Atau kasarnya ingin rasanya menjawab, “Ya, kalau ada laki-laki yang takut dengan perempuan yang berpendidikan tinggi, maaf-maaf saja. Aku nyari pendamping hidup yang pemberani bukan penakut.”
Hhhmmm tapi rasa-rasanya sudah mengeluarkan seluruh energi untuk menjelaskan tetap saja salah. Hingga detik ini aku masih tak mengerti, kenapa perempuan yang punya cita-cita tinggi harus terhalang oleh stigma, “Ah, buat apa kuliah tinggi-tinggi, ujung-ujungnya nanti bakalan di dapur, ngurus anak, dan suami.” Kenapa pernyataan serupa jarang sekali dilontarkan pada laki-laki?
Sebagai seseorang yang terlahir dari keluarga yang tidak mengenyam pendidikan dengan baik, aku harus berjuang keras untuk mengubah nasib. Ayah dan Ibu tidak punya kesempatan bersekolah tinggi pada masanya. Aku? Tentu punya peluang lain. Meski tidak bisa memilih terlahir dari keluarga yang seperti apa, tapi setidaknya aku punya pilihan untuk menjalankan kehidupan yang ingin aku wujudkan. Apalagi aku berkeyakinan bahwa pendidikan adalah jalan pamungkas untuk memperbaiki nasib.

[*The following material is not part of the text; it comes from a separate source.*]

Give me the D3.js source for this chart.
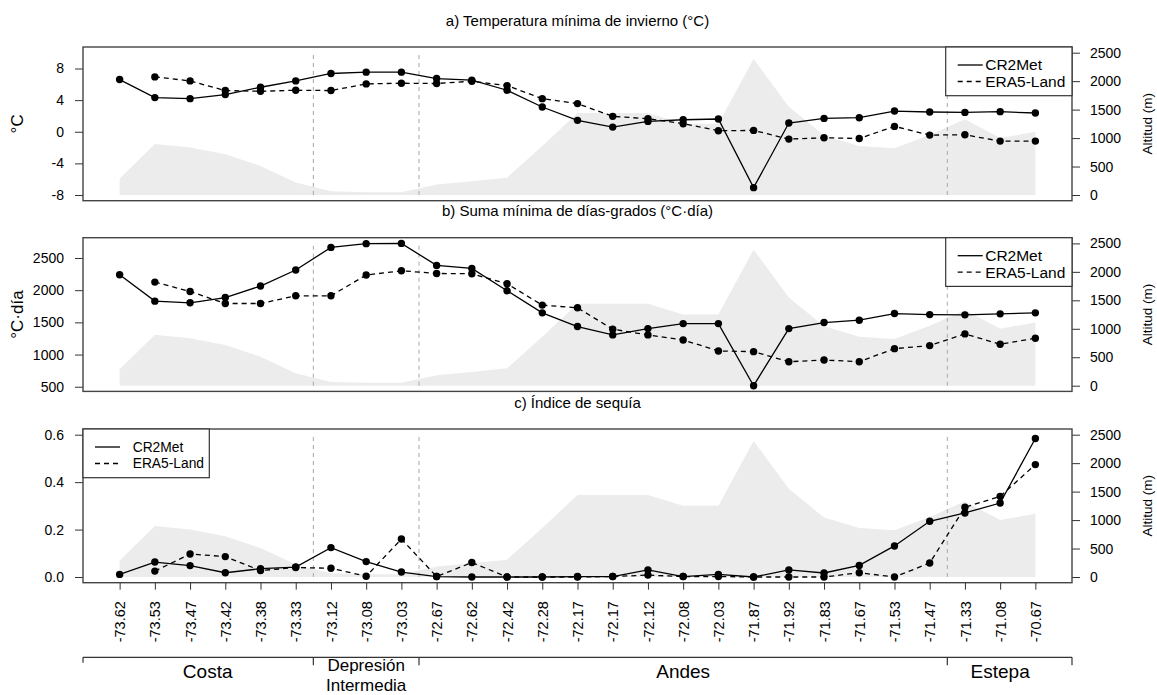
<!DOCTYPE html>
<html>
<head>
<meta charset="utf-8">
<script src="https://cdn.jsdelivr.net/npm/d3@7"></script>
<style>
  body { margin: 0; background: #fff; }
  text { font-family: "Liberation Sans", Arial, sans-serif; fill: #000; }
</style>
</head>
<body>
<svg id="chart" width="1157" height="695"></svg>
<script>
// ---------- DATA ----------
const longitudes = ["-73.62","-73.53","-73.47","-73.42","-73.38","-73.33","-73.12","-73.08","-73.03","-72.67","-72.62","-72.42","-72.28","-72.17","-72.17","-72.12","-72.08","-72.03","-71.87","-71.92","-71.83","-71.67","-71.53","-71.47","-71.33","-71.08","-70.67"];
const altitud = [290, 895, 835, 715, 510, 220, 65, 50, 50, 185, 240, 305, 860, 1440, 1440, 1440, 1250, 1250, 2390, 1550, 1045, 860, 820, 1055, 1330, 1000, 1110];

const tminCR2 = [6.60, 4.32, 4.19, 4.70, 5.63, 6.43, 7.37, 7.54, 7.54, 6.73, 6.52, 5.25, 3.13, 1.44, 0.59, 1.31, 1.52, 1.61, -7.07, 1.10, 1.69, 1.78, 2.62, 2.50, 2.45, 2.54, 2.37];
const tminERA = [null, 6.94, 6.43, 5.21, 5.12, 5.25, 5.21, 6.05, 6.14, 6.10, 6.39, 5.84, 4.19, 3.56, 1.95, 1.65, 1.02, 0.13, 0.17, -0.93, -0.76, -0.85, 0.68, -0.42, -0.38, -1.18, -1.18];

const gddCR2 = [2240, 1830, 1804, 1886, 2064, 2313, 2665, 2723, 2727, 2385, 2338, 1991, 1648, 1435, 1305, 1403, 1481, 1481, 516, 1403, 1497, 1534, 1637, 1621, 1617, 1632, 1648];
const gddERA = [null, 2126, 1980, 1793, 1793, 1913, 1913, 2235, 2302, 2260, 2255, 2100, 1768, 1726, 1394, 1305, 1227, 1056, 1045, 889, 915, 889, 1092, 1139, 1321, 1160, 1254];

const seqCR2 = [0.011, 0.063, 0.048, 0.018, 0.035, 0.042, 0.124, 0.065, 0.021, 0.002, 0.000, 0.000, 0.000, 0.002, 0.002, 0.030, 0.002, 0.011, 0.000, 0.030, 0.017, 0.049, 0.131, 0.235, 0.270, 0.312, 0.584];
const seqERA = [null, 0.025, 0.097, 0.086, 0.027, 0.040, 0.037, 0.003, 0.160, 0.002, 0.061, 0.000, 0.000, 0.000, 0.002, 0.008, 0.002, 0.002, 0.000, 0.000, 0.000, 0.018, 0.000, 0.059, 0.294, 0.340, 0.474];

const tminTicks = [-8, -4, 0, 4, 8];
const gddTicks = [500, 1000, 1500, 2000, 2500];
const seqTicks = [0, 0.2, 0.4, 0.6];
const altTicks = [0, 500, 1000, 1500, 2000, 2500];

const seriesNames = ["CR2Met", "ERA5-Land"];
const titles = ["a) Temperatura mínima de invierno (°C)", "b) Suma mínima de días-grados (°C·día)", "c) Índice de sequía"];
const yLabels = ["°C", "°C·día", ""];
const altLabel = "Altitud (m)";

const regions = ["Costa", "Depresión\nIntermedia", "Andes", "Estepa"];
const regionBounds = [[0, 5], [6, 8], [9, 23], [24, 26]]; // station index ranges

// ---------- LAYOUT ----------
const svg = d3.select("#chart");
const L = 83, R = 1072;
const n = longitudes.length;
const pad = (lo, hi) => { const p = (hi - lo) * 0.04; return [lo - p, hi + p]; };
const x = d3.scaleLinear().domain(pad(0, n - 1)).range([L, R]);

const gddAll = gddCR2.concat(gddERA.filter(v => v != null));
const panels = [
  { top: 47, cr2: tminCR2, era: tminERA, ylim: pad(-8, 10), ticks: tminTicks, fmt: d => d,
    legend: { side: "right", fs: 15.5, tx: 39.5 } },
  { top: 237.7, cr2: gddCR2, era: gddERA, ylim: pad(d3.min(gddAll), d3.max(gddAll)), ticks: gddTicks, fmt: d => d,
    legend: { side: "right", fs: 15.5, tx: 39.5 } },
  { top: 429, cr2: seqCR2, era: seqERA, ylim: pad(0, 0.6), ticks: seqTicks, fmt: d3.format(".1f"),
    legend: { side: "left", fs: 13.8, tx: 49.7 } }
];
const PH = 153.7;
const seps = [5.5, 8.5, 23.5];

const font = "Liberation Sans, Arial, sans-serif";

panels.forEach((p, k) => {
  const g = svg.append("g");
  const y = d3.scaleLinear().domain(p.ylim).range([p.top + PH, p.top]);
  const ya = d3.scaleLinear().domain(pad(0, 2500)).range([p.top + PH, p.top]);

  // altitude area
  const area = d3.area().x((d, i) => x(i)).y0(ya(0)).y1(d => ya(d));
  g.append("path").datum(altitud).attr("d", area).attr("fill", "#ececec");

  // region separators
  seps.forEach(s => {
    g.append("line").attr("x1", x(s)).attr("x2", x(s))
      .attr("y1", ya(0)).attr("y2", ya(2500))
      .attr("stroke", "#a8a8a8").attr("stroke-width", 1).attr("stroke-dasharray", "4,4");
  });

  // series
  const line = d3.line().defined(d => d != null).x((d, i) => x(i)).y(d => y(d));
  g.append("path").datum(p.cr2).attr("d", line).attr("fill", "none")
    .attr("stroke", "#000").attr("stroke-width", 1.3);
  g.append("path").datum(p.era).attr("d", line).attr("fill", "none")
    .attr("stroke", "#000").attr("stroke-width", 1.3).attr("stroke-dasharray", "5,4");
  [p.cr2, p.era].forEach(arr => {
    g.selectAll(null).data(arr.map((v, i) => ({ v, i })).filter(d => d.v != null))
      .enter().append("circle")
      .attr("cx", d => x(d.i)).attr("cy", d => y(d.v)).attr("r", 3.7).attr("fill", "#000");
  });

  // axes
  const la = g.append("g").attr("transform", `translate(${L},0)`)
    .call(d3.axisLeft(y).tickValues(p.ticks).tickFormat(p.fmt).tickSize(8).tickSizeOuter(0).tickPadding(11));
  la.select(".domain").remove();
  la.selectAll("text").style("font-size", "14px").style("font-family", font);
  la.selectAll("line").attr("stroke", "#333");

  const ra = g.append("g").attr("transform", `translate(${R},0)`)
    .call(d3.axisRight(ya).tickValues(altTicks).tickFormat(d3.format("d")).tickSize(8).tickSizeOuter(0).tickPadding(10));
  ra.select(".domain").remove();
  ra.selectAll("text").style("font-size", "14px").style("font-family", font);
  ra.selectAll("line").attr("stroke", "#333");

  // frame
  g.append("rect").attr("x", L).attr("y", p.top).attr("width", R - L).attr("height", PH)
    .attr("fill", "none").attr("stroke", "#444").attr("stroke-width", 1.4);

  // title
  g.append("text").attr("x", (L + R) / 2).attr("y", p.top - 21.5)
    .attr("text-anchor", "middle").style("font-size", "15px").text(titles[k]);

  // y labels
  if (yLabels[k]) {
    g.append("text").attr("transform", `translate(23,${p.top + PH / 2}) rotate(-90)`)
      .attr("text-anchor", "middle").style("font-size", "17px").text(yLabels[k]);
  }
  g.append("text").attr("transform", `translate(1152,${p.top + PH / 2}) rotate(-90)`)
    .attr("text-anchor", "middle").style("font-size", "13.5px").text(altLabel);

  // legend
  const lw = 126.3, lh = 48.7;
  const lx = p.legend.side === "right" ? R - lw : L;
  const lg = g.append("g").attr("transform", `translate(${lx},${p.top})`);
  lg.append("rect").attr("width", lw).attr("height", lh).attr("fill", "#fff")
    .attr("stroke", "#333").attr("stroke-width", 1.2);
  seriesNames.forEach((nm, j) => {
    const yy = 18 + j * 16.5;
    lg.append("line").attr("x1", 12).attr("x2", 37).attr("y1", yy).attr("y2", yy)
      .attr("stroke", "#000").attr("stroke-width", 1.3)
      .attr("stroke-dasharray", j === 1 ? "5,4" : null);
    lg.append("text").attr("x", p.legend.tx).attr("y", yy).attr("dy", "0.35em")
      .style("font-size", p.legend.fs + "px").text(nm);
  });

  // bottom axis on last panel
  if (k === panels.length - 1) {
    const ba = g.append("g").attr("transform", `translate(0,${p.top + PH})`)
      .call(d3.axisBottom(x).tickValues(d3.range(n)).tickFormat(i => longitudes[i]).tickSize(7).tickSizeOuter(0));
    ba.select(".domain").remove();
    ba.selectAll("line").attr("stroke", "#333");
    ba.selectAll("text")
      .attr("transform", "rotate(-90)")
      .attr("x", -18.5).attr("y", 0).attr("dy", "0.35em")
      .style("text-anchor", "end").style("font-size", "14.5px").style("font-family", font);
  }
});

// region bracket
const by = 657.3;
const bg = svg.append("g");
bg.append("line").attr("x1", x.range()[0]).attr("x2", x.range()[1]).attr("y1", by).attr("y2", by)
  .attr("stroke", "#333").attr("stroke-width", 1.2);
const bTicks = [x.domain()[0]].concat(seps, [x.domain()[1]]);
bTicks.forEach((t, i) => {
  bg.append("line").attr("x1", x(t)).attr("x2", x(t)).attr("y1", by).attr("y2", by + (i === 0 ? 5.5 : 8))
    .attr("stroke", "#333").attr("stroke-width", 1.2);
});
regions.forEach((r, i) => {
  const cx = x(d3.mean(regionBounds[i]));
  const lines = r.split("\n");
  if (lines.length === 1) {
    bg.append("text").attr("x", cx).attr("text-anchor", "middle").style("font-size", "19px")
      .attr("y", 671).attr("dy", "0.35em").text(r);
  } else {
    lines.forEach((ln, j) => {
      bg.append("text").attr("x", cx).attr("text-anchor", "middle").style("font-size", "17px")
        .attr("y", 665.5 + j * 19.5).attr("dy", "0.35em").text(ln);
    });
  }
});
</script>
</body>
</html>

Aku tergolong telat untuk melanjutkan pendidikan di bangku kuliah. Tamat SMK aku harus rela terlebih dahulu bekerja keras dan menabung untuk bisa kuliah sambil bekerja. Empat tahun berikutnya aku baru bisa melanjutkan pendidikan di universitas. Resmi menjabat gelar dari siswa menjadi mahasiswa. Hari-hari di perguruan tinggi harus aku seimbangkan dengan rutinitas kerja. Kerja sambil kuliah. Itulah yang aku lakoni selama empat tahun dan alhamdulillah lulus tepat waktu. Tertatih-tatih memang kuliah sambil kerja itu. Kalau tidak kerja tidak bisa bayar kuliah. Tapi kalau tidak kuliah ya nasib akan seperti itu-itu saja.
Lalu, perjuanganku setelah tamat kuliah S1 adalah ikhtiar menemukan pendamping hidup. Empat tahun aku lalui dengan gejolak batin yang naik-turun. Berkenalan dengan orang baru, mulai menapaki satu sama lain, kandas, coba lagi, masih tak berhasil dan begitu seterusnya. Ini yang orang-orang tidak tahu. Aku sama sekali bukan tipikal yang suka mengumbar kehidupan pribadi di lini media sosial. Jadi, bisa saja mereka di luaran sana punya persepsi bahwa aku terlalu lengah akan masa depan mencari pendamping hidup. Pada kenyataannya, mereka tidak pernah tahu saja berapa kali aku sering tersungkur menangis di malam hari mendebat Tuhan dan mempertanyakan kehadiran-Nya. Ah.
Di tengah dilema dan kegalauan pendamping hidup, aku memutuskan untuk akhirnya lanjut kuliah S2. Bisa dibilang keputusan itu adalah distraksi agar aku tidak menjadi manusia yang kufur nikmat. Seolah-olah permasalahan hidupku hanya perihal jodoh saja. Padahal sangat banyak sekali nikmat Tuhan lainnya yang membersamaiku. Harusnya aku fokus dan lebih banyak bersyukur dengan karunia yang ada. Bukan malah mengutuki diri dengan hal-hal yang belum aku miliki.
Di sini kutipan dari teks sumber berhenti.